NITI Aayog member Bibek Debroy’s suggestion to tax agricultural incomes above a certain threshold has met with predictable howls of protests, including from the ruling party’s farmers’ wing. Agriculture, to quote the president of the BJP’s Kisan Morcha, Virendra Singh, is a “way of life in India”. Ergo, “can you tax a way of life?” The Narendra Modi government, too, has been quick to distance itself from Debroy’s “personal views”, with Finance Minister Arun Jaitley stating that the Centre neither has powers under the Constitution nor plans to “impose any tax on agriculture income”.
Such reactions are only to be expected in a country where no party or government wants to be perceived as anti-farmer, even if the proposed measure in this case will make no difference to the vast majority of those engaged in agricultural activity. As per the 2010-11 Agriculture Census, over 95 per cent of India’s 13.84 crore operational holdings are of below four hectares (10 acres) size. Not many farmers falling within this holding limit — barring those growing very high-value crops under assured irrigation conditions — would be drawing an annual income above Rs 5 lakh, which currently attracts zero personal tax liability with rebate. Moreover, agriculture could be treated as a business for tax purposes, with all expenses relating to it — whether on farm inputs, labour, interest, crop insurance premium or leased land rentals — being deductible from income. Farmers can also be entitled to claim depreciation on fixed assets — from tractors and drip irrigation systems to cattle — and carry-forward/set-off their losses from year to year or against income from other sources. This will not only ensure that the bulk of agricultural incomes remain untaxed, but also incentivise farmers to undertake productivity-boosting investments in their land. Genuine farmers or those cultivating less than, say, 10 acres — it could be higher for un-irrigated holdings — will, thus, have nothing to fear if agricultural incomes are brought under the tax net.

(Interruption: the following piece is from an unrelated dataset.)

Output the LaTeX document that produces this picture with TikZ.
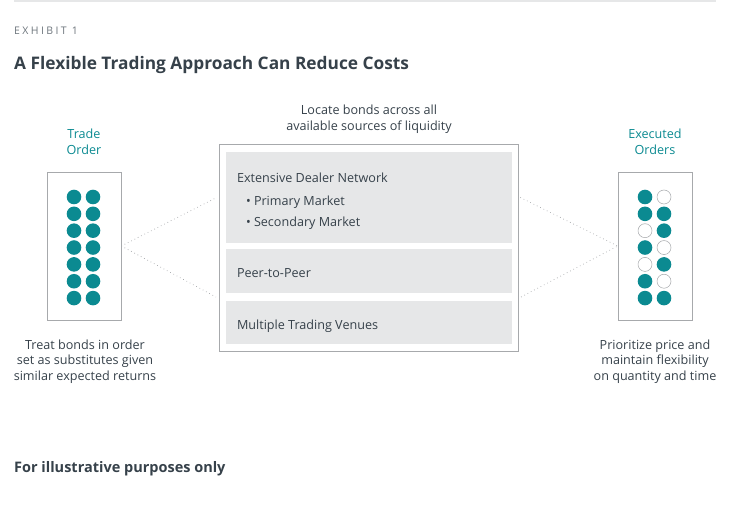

On the contrary, once we know the real incomes of farmers, it is possible for the government to even supplement these through direct payment programmes — which is how it is in advanced countries, whether or not agriculture is a “way of life” for them.
The voices of opposition to the taxing of farm incomes today are primarily coming from politicians, Bollywood stars, stockbrokers and other assorted high net-worth individuals, who clearly don’t need agriculture to sustain their “way of life”. For many of them, section 10(1) of the Income Tax Act is simply a provision that facilitates tax avoidance/evasion through declaration of farming as a source of income. The time has come to call the bluff on these so-called farmers.